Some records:
***

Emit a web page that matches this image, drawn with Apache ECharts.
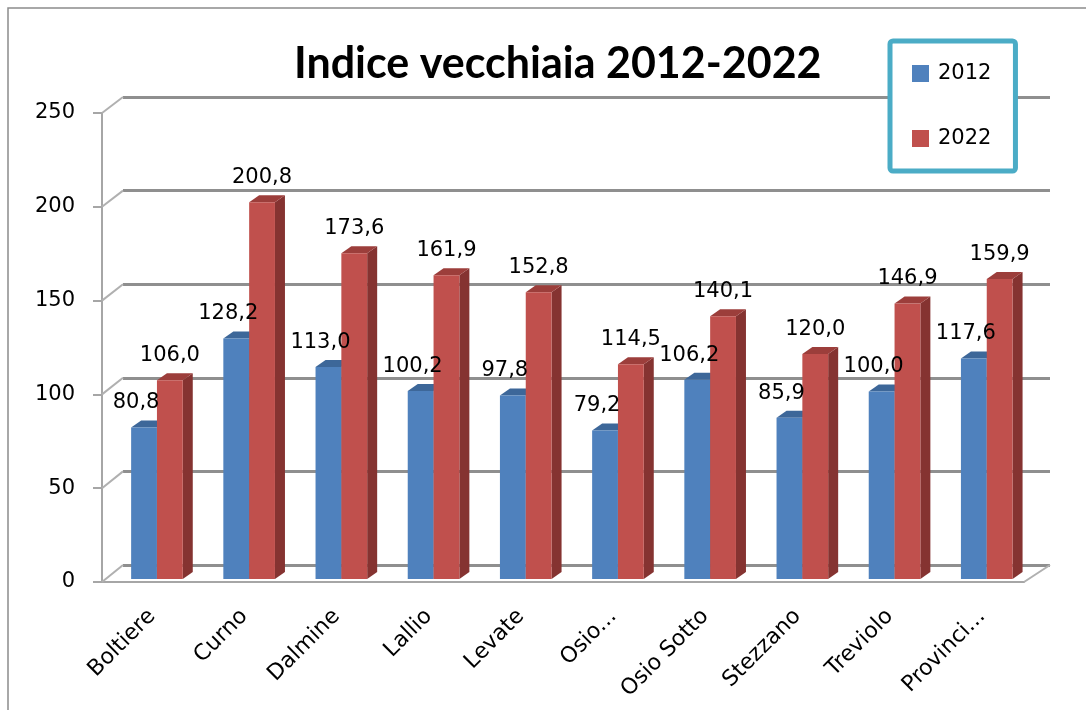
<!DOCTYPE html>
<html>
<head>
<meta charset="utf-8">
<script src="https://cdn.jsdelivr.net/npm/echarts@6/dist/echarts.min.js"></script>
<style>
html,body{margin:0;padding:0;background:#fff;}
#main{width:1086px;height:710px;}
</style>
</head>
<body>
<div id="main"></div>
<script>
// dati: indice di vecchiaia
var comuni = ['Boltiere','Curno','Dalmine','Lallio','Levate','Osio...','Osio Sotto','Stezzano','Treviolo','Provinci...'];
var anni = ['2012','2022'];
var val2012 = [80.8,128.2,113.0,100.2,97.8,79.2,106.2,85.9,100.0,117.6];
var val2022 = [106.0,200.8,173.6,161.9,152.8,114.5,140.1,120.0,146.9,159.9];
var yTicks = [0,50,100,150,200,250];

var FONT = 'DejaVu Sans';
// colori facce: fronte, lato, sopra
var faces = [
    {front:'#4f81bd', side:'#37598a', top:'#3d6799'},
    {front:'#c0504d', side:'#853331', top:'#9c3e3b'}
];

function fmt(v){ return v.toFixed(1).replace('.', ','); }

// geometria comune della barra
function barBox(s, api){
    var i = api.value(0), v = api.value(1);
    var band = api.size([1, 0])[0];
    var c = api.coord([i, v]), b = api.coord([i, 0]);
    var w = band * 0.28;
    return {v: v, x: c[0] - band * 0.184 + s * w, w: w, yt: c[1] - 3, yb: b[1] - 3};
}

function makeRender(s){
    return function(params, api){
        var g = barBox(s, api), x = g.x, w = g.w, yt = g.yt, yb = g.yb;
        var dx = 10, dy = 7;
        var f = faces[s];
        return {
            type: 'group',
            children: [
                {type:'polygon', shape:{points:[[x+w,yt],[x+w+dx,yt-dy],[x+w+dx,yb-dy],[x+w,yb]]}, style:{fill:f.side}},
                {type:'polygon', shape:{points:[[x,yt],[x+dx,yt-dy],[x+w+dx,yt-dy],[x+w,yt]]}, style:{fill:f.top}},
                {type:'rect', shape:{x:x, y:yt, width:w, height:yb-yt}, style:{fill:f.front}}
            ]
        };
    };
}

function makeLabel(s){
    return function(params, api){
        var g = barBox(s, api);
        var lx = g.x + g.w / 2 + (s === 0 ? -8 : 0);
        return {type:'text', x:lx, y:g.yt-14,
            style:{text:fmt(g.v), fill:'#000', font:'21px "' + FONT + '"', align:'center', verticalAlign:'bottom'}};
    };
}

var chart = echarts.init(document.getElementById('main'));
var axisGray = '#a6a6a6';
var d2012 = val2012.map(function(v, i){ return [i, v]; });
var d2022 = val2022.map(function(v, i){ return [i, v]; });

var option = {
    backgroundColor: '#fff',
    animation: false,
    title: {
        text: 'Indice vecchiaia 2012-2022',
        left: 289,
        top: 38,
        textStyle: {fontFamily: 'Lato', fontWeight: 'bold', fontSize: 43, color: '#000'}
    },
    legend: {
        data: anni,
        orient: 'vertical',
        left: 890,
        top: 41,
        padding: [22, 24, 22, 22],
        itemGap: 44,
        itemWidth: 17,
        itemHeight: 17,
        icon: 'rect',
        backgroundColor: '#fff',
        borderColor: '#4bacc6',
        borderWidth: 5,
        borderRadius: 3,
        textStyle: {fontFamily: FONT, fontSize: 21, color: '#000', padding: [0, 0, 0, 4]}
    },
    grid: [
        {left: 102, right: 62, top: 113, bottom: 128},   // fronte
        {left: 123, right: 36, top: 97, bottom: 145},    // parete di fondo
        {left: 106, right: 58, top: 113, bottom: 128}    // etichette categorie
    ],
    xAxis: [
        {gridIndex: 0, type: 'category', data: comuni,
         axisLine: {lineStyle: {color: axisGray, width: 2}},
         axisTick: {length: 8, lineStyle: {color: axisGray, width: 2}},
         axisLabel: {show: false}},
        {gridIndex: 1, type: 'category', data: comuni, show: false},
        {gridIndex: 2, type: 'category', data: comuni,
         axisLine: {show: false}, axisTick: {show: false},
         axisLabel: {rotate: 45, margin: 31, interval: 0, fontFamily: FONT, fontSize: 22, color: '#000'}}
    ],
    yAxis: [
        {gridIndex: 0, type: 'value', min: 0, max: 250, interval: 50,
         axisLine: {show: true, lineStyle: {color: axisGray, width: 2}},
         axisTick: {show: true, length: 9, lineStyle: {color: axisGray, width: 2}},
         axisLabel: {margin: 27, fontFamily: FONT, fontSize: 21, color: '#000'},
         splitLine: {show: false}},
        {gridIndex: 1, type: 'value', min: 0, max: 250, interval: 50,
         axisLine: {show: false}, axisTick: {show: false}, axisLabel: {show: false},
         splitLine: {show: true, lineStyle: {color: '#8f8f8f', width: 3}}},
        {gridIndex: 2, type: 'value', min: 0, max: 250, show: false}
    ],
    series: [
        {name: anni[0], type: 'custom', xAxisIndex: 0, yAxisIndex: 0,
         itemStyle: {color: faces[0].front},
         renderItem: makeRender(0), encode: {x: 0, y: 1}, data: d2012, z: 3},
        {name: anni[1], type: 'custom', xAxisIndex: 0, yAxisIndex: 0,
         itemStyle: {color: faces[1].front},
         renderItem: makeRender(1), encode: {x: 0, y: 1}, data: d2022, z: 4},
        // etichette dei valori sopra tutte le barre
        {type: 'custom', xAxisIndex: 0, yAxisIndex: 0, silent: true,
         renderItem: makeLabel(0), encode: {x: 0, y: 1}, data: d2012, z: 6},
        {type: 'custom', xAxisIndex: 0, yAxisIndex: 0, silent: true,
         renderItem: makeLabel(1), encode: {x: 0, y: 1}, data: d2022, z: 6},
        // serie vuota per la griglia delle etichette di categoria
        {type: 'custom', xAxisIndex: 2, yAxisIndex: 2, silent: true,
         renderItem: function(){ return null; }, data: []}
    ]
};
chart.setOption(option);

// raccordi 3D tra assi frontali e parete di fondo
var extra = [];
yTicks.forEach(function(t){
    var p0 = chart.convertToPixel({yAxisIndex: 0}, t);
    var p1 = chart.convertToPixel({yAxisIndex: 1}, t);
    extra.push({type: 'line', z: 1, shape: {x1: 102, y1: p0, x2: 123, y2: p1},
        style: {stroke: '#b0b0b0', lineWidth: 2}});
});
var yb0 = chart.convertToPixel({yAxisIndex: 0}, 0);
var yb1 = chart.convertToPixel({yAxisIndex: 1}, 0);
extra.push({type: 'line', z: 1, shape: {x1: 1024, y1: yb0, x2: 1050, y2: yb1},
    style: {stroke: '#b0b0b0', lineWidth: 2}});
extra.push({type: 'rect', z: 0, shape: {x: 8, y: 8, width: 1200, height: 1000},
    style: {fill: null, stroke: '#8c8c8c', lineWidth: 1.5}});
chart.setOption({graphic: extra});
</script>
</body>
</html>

***

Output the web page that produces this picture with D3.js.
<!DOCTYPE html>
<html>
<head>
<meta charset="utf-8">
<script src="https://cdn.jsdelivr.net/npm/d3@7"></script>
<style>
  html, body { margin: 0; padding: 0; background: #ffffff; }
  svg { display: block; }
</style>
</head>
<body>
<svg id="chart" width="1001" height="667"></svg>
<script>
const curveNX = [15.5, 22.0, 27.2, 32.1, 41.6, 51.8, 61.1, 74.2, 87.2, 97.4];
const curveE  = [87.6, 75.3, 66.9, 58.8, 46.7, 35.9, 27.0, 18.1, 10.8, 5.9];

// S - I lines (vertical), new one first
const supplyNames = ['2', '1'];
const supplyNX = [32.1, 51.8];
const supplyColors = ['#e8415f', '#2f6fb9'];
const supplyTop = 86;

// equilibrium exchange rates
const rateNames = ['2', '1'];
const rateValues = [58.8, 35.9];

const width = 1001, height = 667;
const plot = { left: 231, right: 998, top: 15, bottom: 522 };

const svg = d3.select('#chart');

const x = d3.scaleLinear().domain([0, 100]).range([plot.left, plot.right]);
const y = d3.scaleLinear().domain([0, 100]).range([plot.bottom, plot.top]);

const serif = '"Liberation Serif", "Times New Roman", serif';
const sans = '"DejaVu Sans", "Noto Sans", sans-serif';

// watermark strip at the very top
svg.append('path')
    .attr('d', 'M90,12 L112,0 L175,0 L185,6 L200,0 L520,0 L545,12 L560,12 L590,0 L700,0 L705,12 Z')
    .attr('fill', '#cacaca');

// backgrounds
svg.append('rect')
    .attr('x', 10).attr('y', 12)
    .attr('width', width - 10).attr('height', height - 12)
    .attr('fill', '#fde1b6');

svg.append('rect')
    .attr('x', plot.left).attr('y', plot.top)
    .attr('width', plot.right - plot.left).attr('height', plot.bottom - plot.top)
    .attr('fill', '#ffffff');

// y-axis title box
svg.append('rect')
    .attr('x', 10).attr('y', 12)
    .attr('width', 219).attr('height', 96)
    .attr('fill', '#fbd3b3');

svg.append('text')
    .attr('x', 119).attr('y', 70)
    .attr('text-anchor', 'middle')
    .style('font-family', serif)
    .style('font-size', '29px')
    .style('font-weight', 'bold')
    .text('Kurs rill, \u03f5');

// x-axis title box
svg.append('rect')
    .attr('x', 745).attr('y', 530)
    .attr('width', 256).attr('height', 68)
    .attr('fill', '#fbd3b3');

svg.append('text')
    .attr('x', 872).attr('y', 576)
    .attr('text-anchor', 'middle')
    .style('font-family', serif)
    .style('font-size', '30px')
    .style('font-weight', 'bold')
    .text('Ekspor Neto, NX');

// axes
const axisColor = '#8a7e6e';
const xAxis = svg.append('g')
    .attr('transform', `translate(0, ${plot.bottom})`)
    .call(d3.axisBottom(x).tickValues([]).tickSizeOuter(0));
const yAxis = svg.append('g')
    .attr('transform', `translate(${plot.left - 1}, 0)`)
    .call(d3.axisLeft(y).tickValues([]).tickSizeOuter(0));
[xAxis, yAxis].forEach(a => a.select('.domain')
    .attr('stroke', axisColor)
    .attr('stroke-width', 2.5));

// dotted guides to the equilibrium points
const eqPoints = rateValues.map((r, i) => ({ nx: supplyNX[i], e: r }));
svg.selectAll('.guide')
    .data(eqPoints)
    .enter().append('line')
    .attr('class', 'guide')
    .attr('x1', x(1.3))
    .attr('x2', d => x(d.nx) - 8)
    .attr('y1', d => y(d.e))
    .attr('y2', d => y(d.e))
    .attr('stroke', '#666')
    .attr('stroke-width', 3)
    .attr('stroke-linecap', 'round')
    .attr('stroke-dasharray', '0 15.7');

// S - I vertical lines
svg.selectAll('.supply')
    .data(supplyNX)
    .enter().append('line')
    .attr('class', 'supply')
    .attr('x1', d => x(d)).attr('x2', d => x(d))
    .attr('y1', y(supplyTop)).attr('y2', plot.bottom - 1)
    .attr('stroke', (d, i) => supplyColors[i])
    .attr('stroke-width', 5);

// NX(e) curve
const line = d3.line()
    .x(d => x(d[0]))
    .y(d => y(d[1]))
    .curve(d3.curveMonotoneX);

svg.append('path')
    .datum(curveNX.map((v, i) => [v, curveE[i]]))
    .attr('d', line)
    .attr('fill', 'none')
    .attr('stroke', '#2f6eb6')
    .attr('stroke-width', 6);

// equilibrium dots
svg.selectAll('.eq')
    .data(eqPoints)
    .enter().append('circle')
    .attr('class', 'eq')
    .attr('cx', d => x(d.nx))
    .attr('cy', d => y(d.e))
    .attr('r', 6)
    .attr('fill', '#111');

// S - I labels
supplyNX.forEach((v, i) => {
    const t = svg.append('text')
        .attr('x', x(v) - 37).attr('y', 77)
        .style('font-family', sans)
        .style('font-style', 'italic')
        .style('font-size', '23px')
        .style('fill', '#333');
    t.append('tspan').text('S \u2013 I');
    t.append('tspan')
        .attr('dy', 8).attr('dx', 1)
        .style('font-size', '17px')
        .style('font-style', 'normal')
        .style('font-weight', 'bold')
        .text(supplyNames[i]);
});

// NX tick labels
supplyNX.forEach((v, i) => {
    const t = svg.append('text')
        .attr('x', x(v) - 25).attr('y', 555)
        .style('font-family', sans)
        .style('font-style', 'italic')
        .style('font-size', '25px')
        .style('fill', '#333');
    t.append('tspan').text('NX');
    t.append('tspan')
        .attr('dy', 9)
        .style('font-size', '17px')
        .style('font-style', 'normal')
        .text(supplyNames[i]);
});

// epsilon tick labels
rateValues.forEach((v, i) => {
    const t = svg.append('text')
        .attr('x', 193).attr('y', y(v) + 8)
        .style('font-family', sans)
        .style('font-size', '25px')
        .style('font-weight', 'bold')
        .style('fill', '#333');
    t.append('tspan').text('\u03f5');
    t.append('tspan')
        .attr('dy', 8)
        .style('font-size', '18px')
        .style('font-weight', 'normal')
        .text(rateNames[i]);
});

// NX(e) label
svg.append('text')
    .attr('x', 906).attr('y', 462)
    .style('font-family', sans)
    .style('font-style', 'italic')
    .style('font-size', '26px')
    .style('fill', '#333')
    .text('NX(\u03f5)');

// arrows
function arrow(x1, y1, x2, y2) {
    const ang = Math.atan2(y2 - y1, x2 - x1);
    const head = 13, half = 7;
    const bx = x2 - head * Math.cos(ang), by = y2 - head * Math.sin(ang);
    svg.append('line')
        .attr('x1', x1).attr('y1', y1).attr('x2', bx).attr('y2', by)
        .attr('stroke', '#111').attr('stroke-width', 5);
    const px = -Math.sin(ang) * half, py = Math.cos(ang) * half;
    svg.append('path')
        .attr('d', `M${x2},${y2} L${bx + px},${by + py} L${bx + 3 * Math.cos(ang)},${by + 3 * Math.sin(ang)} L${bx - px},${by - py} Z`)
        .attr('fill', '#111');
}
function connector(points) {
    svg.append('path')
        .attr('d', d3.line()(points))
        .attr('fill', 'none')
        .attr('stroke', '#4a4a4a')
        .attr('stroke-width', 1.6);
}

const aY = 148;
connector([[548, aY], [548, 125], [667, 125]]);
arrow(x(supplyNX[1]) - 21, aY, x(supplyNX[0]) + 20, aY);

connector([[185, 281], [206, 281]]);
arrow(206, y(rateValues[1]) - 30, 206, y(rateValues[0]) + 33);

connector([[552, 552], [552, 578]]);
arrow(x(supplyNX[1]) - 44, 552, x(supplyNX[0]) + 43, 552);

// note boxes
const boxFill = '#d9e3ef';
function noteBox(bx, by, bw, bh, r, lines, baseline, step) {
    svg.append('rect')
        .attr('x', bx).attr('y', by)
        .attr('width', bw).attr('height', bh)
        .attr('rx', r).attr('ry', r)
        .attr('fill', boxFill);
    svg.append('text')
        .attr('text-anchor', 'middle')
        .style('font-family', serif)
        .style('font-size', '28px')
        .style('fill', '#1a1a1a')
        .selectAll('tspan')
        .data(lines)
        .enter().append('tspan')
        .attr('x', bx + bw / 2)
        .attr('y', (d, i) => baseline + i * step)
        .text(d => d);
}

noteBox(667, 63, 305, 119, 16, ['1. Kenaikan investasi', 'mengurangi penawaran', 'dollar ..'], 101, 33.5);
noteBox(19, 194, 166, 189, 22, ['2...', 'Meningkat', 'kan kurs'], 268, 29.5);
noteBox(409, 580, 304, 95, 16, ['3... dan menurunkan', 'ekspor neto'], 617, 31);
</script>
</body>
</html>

***

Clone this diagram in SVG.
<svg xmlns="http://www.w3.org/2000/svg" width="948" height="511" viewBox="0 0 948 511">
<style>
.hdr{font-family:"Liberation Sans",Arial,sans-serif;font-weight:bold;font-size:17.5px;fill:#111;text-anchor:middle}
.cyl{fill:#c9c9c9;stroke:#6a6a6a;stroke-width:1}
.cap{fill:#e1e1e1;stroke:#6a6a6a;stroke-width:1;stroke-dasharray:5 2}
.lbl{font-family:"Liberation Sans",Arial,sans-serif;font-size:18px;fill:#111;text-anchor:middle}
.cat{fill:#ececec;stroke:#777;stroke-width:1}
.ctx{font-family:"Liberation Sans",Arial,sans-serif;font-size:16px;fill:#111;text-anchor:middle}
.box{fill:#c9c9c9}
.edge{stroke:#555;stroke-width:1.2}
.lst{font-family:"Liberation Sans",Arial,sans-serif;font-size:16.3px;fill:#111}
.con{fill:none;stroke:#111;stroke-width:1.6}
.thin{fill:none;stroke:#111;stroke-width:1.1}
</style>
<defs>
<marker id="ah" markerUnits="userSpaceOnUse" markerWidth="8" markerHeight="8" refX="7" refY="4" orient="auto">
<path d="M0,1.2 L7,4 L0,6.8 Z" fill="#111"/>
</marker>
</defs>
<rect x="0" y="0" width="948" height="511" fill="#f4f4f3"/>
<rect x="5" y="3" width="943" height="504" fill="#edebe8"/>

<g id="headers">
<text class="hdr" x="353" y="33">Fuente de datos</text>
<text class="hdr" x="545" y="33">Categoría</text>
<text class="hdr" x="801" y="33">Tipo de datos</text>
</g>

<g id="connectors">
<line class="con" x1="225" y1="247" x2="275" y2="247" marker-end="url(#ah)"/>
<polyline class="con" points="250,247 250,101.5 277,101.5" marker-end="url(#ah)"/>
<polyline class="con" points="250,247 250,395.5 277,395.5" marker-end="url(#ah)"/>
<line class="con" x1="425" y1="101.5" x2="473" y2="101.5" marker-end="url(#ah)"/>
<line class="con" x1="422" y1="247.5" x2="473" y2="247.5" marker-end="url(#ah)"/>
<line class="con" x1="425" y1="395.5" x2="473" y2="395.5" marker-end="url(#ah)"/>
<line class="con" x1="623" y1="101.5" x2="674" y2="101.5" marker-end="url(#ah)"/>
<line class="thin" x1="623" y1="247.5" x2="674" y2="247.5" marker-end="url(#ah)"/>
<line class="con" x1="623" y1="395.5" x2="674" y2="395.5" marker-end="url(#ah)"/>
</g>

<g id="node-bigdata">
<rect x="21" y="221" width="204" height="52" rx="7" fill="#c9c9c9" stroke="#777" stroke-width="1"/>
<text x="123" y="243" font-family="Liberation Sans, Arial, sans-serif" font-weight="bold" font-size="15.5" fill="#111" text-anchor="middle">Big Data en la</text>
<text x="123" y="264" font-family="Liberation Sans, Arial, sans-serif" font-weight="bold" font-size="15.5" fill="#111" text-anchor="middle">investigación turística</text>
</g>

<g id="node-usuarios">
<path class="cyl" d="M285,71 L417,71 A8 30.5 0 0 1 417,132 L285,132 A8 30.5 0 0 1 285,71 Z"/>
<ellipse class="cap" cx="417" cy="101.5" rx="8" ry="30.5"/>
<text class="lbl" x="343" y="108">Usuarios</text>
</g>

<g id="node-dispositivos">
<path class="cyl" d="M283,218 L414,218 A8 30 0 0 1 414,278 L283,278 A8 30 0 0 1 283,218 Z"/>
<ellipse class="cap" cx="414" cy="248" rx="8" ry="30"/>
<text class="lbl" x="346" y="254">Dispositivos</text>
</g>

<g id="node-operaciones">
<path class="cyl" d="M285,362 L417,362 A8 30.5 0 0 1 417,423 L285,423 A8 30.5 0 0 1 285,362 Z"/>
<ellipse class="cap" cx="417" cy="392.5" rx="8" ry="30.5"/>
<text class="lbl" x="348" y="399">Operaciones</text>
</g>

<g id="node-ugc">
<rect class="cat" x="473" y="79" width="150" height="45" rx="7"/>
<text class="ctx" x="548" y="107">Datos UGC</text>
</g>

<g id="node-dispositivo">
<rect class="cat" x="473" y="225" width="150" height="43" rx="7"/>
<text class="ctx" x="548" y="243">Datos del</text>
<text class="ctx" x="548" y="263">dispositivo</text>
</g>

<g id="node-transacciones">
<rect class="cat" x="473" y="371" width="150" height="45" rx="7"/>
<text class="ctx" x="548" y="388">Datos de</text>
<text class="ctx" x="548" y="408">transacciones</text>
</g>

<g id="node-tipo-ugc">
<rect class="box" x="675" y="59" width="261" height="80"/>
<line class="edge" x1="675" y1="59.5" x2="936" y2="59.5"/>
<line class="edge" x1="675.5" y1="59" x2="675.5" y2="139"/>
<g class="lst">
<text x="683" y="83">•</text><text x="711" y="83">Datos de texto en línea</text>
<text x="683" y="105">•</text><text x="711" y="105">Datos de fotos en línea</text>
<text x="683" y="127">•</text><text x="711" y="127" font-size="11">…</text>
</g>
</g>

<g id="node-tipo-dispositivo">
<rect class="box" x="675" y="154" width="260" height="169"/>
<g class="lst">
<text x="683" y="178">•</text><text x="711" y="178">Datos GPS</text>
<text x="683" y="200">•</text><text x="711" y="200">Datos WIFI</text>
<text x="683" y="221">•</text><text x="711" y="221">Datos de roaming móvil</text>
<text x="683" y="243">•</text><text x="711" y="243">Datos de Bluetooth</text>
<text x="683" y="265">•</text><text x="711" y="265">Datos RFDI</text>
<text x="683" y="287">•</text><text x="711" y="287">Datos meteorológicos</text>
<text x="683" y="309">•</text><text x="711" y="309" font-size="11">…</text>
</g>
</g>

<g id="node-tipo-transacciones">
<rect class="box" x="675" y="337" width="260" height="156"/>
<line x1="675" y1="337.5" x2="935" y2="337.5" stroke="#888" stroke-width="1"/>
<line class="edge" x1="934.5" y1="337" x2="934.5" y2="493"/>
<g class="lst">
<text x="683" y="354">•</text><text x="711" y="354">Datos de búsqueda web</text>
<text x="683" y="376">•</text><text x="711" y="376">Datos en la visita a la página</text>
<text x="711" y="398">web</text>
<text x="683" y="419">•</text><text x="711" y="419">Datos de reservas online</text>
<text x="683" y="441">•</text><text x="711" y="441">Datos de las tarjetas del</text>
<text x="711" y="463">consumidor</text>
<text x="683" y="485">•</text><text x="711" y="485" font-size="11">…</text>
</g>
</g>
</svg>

***

▶ [Written instruction] Select every line in the material above where the string "that" occurs, and copy it.

▶ [Completed exercise]
Emit a web page that matches this image, drawn with Apache ECharts.
Output the web page that produces this picture with D3.js.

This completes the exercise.